Everyone has social capital but it’s up to you to choose to use it with greater wisdom and purpose. Everyone has a part to play, for example if you see yourself as an employer, the part you can play is looking at your employment pipeline: who you are hiring, where to get them to add value to your company and to your industry.

“Research has shown that people who accumulate more social capital before founding are able to attract more human capital and financial capital with which to launch the startup, and to do so more quickly.” (p.48 The Founder’s Dilemmas)

“Savvy financial advisors know that our connections to other people and the resources they can provide are just as important as financial capital in building our practices.”



The Founder’s Dilemmas of Noam Wasserman

Many You Tubes videos

 E Book: Your social network advantage

 Social Capital and the power of relationship

NOEW The Magazine vol. II at www.NOEW.org


15 thoughts on “Week 3: Discuss “Building Social and Financial Capital”

  1. Mary,

    I would think building capital is difficult to find investors, I don’t know what would be the process of finding social capital of people willing to invest in your company before it is really off the ground. It seems almost that you have to have your business launched in order to show investors what it is, and then seek out money. Which is partly why I am trying to do a business where investors wouldn’t be needed for startup costs. So I could slowly start and sell things online or to locals and build on that myself. I would love help, I don’t want this to be a one man show, but I am not sure how to find willing people to help me launch a business besides my family and even they can only help so much.




    • Mackensie,

      It’s very true that it is hard to find investors, especially before the business off the ground. The good news is there are so many investors out there who is willing to be a part of any size and shapes of businesses, as long as your business shows great potential and makes great profits. I think they will find you through social capital.
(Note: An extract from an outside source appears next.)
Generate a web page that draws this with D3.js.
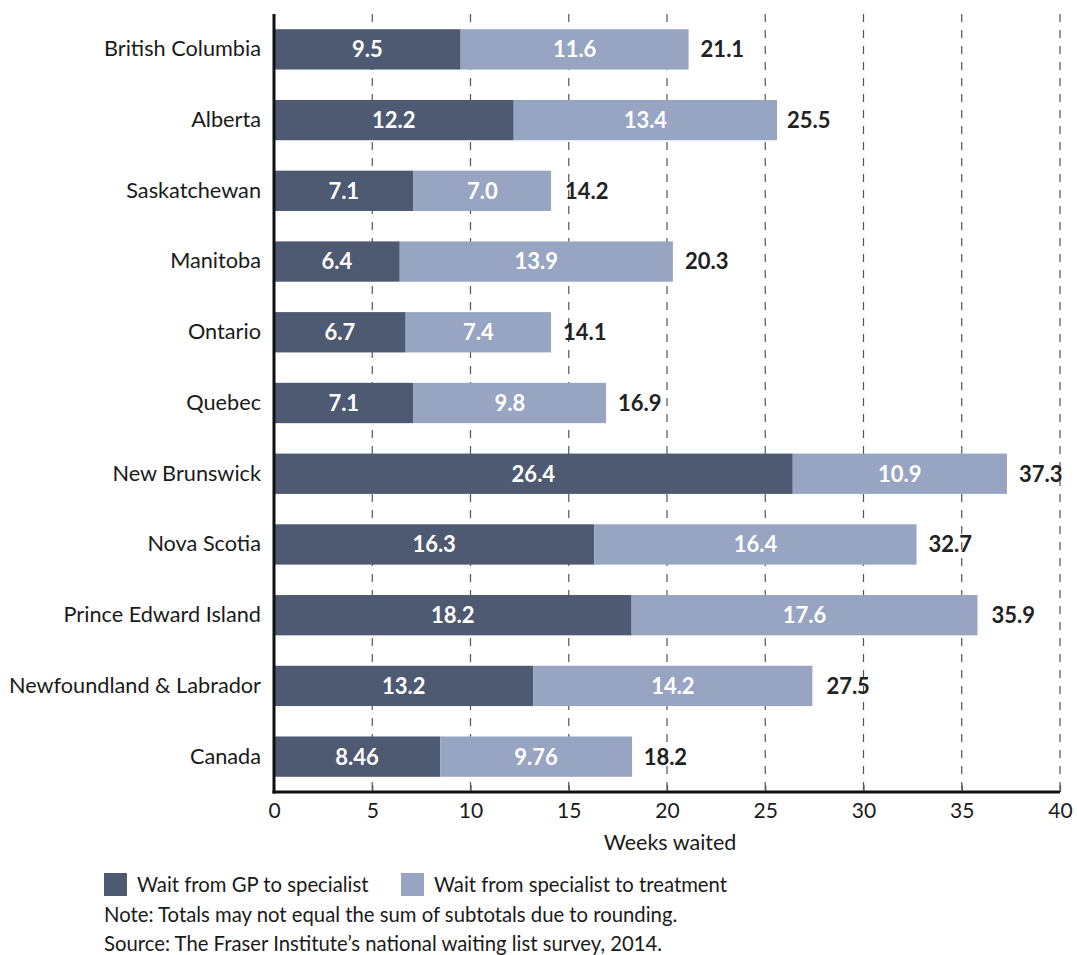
<!DOCTYPE html>
<html>
<head>
<meta charset="utf-8">
<script src="https://cdn.jsdelivr.net/npm/d3@7/dist/d3.min.js"></script>
<style>
  html, body { margin: 0; padding: 0; background: #fff; }
  svg { display: block; font-family: Lato, "Open Sans", sans-serif; }
</style>
</head>
<body>
<svg id="chart" width="1077" height="955"></svg>
<script>
// Wait times by province (weeks)
const provinces = ["British Columbia", "Alberta", "Saskatchewan", "Manitoba", "Ontario", "Quebec",
  "New Brunswick", "Nova Scotia", "Prince Edward Island", "Newfoundland & Labrador", "Canada"];
const gpToSpecialist = [9.5, 12.2, 7.1, 6.4, 6.7, 7.1, 26.4, 16.3, 18.2, 13.2, 8.46];
const specialistToTreatment = [11.6, 13.4, 7.0, 13.9, 7.4, 9.8, 10.9, 16.4, 17.6, 14.2, 9.76];
const totals = [21.1, 25.5, 14.2, 20.3, 14.1, 16.9, 37.3, 32.7, 35.9, 27.5, 18.2];
const xTicks = [0, 5, 10, 15, 20, 25, 30, 35, 40];
const seriesNames = ["Wait from GP to specialist", "Wait from specialist to treatment"];
const colors = ["#4e5a71", "#97a5c3"];

const svg = d3.select("#chart");
const plotLeft = 274, plotRight = 1060, plotTop = 14, plotBottom = 792;
const textColor = "#1a1a1a";

const x = d3.scaleLinear().domain([0, 40]).range([plotLeft, plotRight]);
const y = d3.scaleBand().domain(provinces).range([plotTop, plotBottom]).paddingInner(0.43).paddingOuter(0.215);

// dashed vertical gridlines
svg.append("g").selectAll("line").data(xTicks.slice(1)).join("line")
  .attr("x1", d => x(d)).attr("x2", d => x(d))
  .attr("y1", plotTop).attr("y2", plotBottom)
  .attr("stroke", "#555").attr("stroke-width", 1.2)
  .attr("stroke-dasharray", "8,8");

const rows = provinces.map((p, i) => ({
  name: p, a: gpToSpecialist[i], b: specialistToTreatment[i], total: totals[i]
}));

const g = svg.append("g");
// first segment
g.selectAll("rect.a").data(rows).join("rect").attr("class", "a")
  .attr("x", x(0)).attr("y", d => y(d.name))
  .attr("width", d => x(d.a) - x(0)).attr("height", y.bandwidth())
  .attr("fill", colors[0]);
// second segment
g.selectAll("rect.b").data(rows).join("rect").attr("class", "b")
  .attr("x", d => x(d.a)).attr("y", d => y(d.name))
  .attr("width", d => x(d.a + d.b) - x(d.a)).attr("height", y.bandwidth())
  .attr("fill", colors[1]);

const fmt = v => (Math.round(v * 100) % 10 !== 0) ? v.toFixed(2) : v.toFixed(1);
const boldSize = 22;

// segment labels
g.selectAll("text.a").data(rows).join("text").attr("class", "a")
  .attr("x", d => (x(0) + x(d.a)) / 2).attr("y", d => y(d.name) + y.bandwidth() / 2)
  .attr("dy", "0.36em").attr("text-anchor", "middle")
  .attr("fill", "#fff").attr("font-weight", 700).attr("font-size", boldSize)
  .text(d => fmt(d.a));
g.selectAll("text.b").data(rows).join("text").attr("class", "b")
  .attr("x", d => (x(d.a) + x(d.a + d.b)) / 2).attr("y", d => y(d.name) + y.bandwidth() / 2)
  .attr("dy", "0.36em").attr("text-anchor", "middle")
  .attr("fill", "#fff").attr("font-weight", 700).attr("font-size", boldSize)
  .text(d => fmt(d.b));
// totals
g.selectAll("text.t").data(rows).join("text").attr("class", "t")
  .attr("x", d => x(d.total) + 12).attr("y", d => y(d.name) + y.bandwidth() / 2)
  .attr("dy", "0.36em")
  .attr("fill", "#222").attr("font-weight", 700).attr("font-size", boldSize)
  .text(d => d.total.toFixed(1));

// category axis
const yAxis = svg.append("g").attr("transform", `translate(${plotLeft},0)`)
  .call(d3.axisLeft(y).tickSize(0).tickPadding(13));
yAxis.select(".domain").remove();
yAxis.selectAll("text").attr("font-size", 21.7).attr("fill", textColor)
  .attr("font-family", "Lato, 'Open Sans', sans-serif");

// value axis
const xAxis = svg.append("g").attr("transform", `translate(0,${plotBottom})`)
  .call(d3.axisBottom(x).tickValues(xTicks).tickSize(-7).tickPadding(11));
xAxis.select(".domain").remove();
xAxis.selectAll(".tick line").attr("stroke", "#555").attr("stroke-width", 1.2);
xAxis.selectAll("text").attr("font-size", 21).attr("fill", textColor)
  .attr("font-family", "Lato, 'Open Sans', sans-serif");

// axis lines
svg.append("line").attr("x1", plotLeft).attr("x2", plotLeft).attr("y1", plotTop).attr("y2", plotBottom + 1.5)
  .attr("stroke", "#111").attr("stroke-width", 3);
svg.append("line").attr("x1", plotLeft - 1.5).attr("x2", plotRight).attr("y1", plotBottom).attr("y2", plotBottom)
  .attr("stroke", "#111").attr("stroke-width", 3);

svg.append("text").attr("x", 670).attr("y", 850).attr("text-anchor", "middle")
  .attr("font-size", 21.5).attr("fill", textColor).text("Weeks waited");

// legend
const legendX = [104, 401];
seriesNames.forEach((n, i) => {
  svg.append("rect").attr("x", legendX[i]).attr("y", 873).attr("width", 23).attr("height", 23)
    .attr("fill", colors[i]);
  svg.append("text").attr("x", legendX[i] + 33).attr("y", 885).attr("dy", "0.36em")
    .attr("font-size", 20.3).attr("fill", textColor).text(n);
});
svg.append("text").attr("x", 104).attr("y", 922).attr("font-size", 20.3).attr("fill", textColor)
  .text("Note: Totals may not equal the sum of subtotals due to rounding.");
svg.append("text").attr("x", 104).attr("y", 951).attr("font-size", 20.3).attr("fill", textColor)
  .text("Source: The Fraser Institute’s national waiting list survey, 2014.");
</script>
</body>
</html>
  2. The quote you cite from page 48 of The Founder’s Dilemmas rings true. It seems like one shared trait of many well-known entrepreneurs is the ability to motivate the people: whether those are investors contributing money or employees contributing labor.

    I remember reading a story of an early employee at Amazon who worked in the packing department. At that point Amazon’s business had outpaced their staffing. The employee was working very long hours during an eight month period…so much that he forgot to retrieve his car from the parking lot for all those months. He apparently wasn’t checking his mail. When he did months later, he found that his car had been ticketed multiple times, booted, then towed to the city impound lot. After several warnings from the towing company that went unanswered, his car had finally been put for auction and sold. (This is from The Everything Store by Brad Stone).

    Kind of nuts but that is a motivated employee, isn’t it?


  3. Mary,

    For someone to invest in your ideas before they become a reality, the idea has to either be so compelling that people can imagine the results before they exist or people need to know and trust you. If the latter is the case, what they are really investing in is you and their confidence in your ability to succeed. Thus, that social capital that you are developing along the way is incredibly important.

    Thanks for your post!


  4. Hello Mary,
    Entrepreneurs try their best to take advantage of all of the surrounding resources, such as you did on your vacation. I think that convention would be an excellent event to make and build your social capital for your company or at least be able to talk with other entrepreneurs about their capital struggles. It sounds like you are doing just that, reaching out to attend different entrepreneur events and attending them no matter where you are, even during your vacation. You are so right about many of us already having social capital, but it is up to us to use it with greater wisdom and purpose! I definitely like how you mentioned how we already have this and to use it wisely. Thanks so much for your thoughts!


    • Hi Colleen,

      Thank you for your feedback.
      Any opportunity to meet people and learn from them, exchange business cards. You just never know this social capital may someday lead to a referral, create a sale or recruit with your business.

      See you on your blog soon.



      • Hi Mary, Did you have a chance to read Nick’s blog on social and financial capital? It mentioned chance opportunities in reference to a good story. It was a great read, in case you are interested. Talk to you soon!!


  5. Hi Mary!

    That was a great post, very well done. You mentioned how real life entrepreneurship is nothing like Shark Tank – and that made me chuckle because up until I started studying entrepreneurship 2.5 years ago, I used to really love that show. Then I realized it’s not very accurate haha. But your post was great. I especially liked how you pointed out that everyone has social capital – it’s simply how we choose to go about using it. Some will use it better than others, and some will build and maintain it better than others. We just have to realize that it is out there, and we can have it if we’re willing to put in what it takes to get it.


  6. You right, being an entrepreneur can be fun, but isn’t easy. I spoke with an entrepreneur who shares many of the sentiments mentioned in your post. “Shark Tank” (I cringed at the percentage of ownership part) is “Just TV” and doesn’t give the full scope of entrepreneurship. An entrepreneur has to work long and hard enough to prove their business worthy of investments.
    I enjoyed your post and the candidness.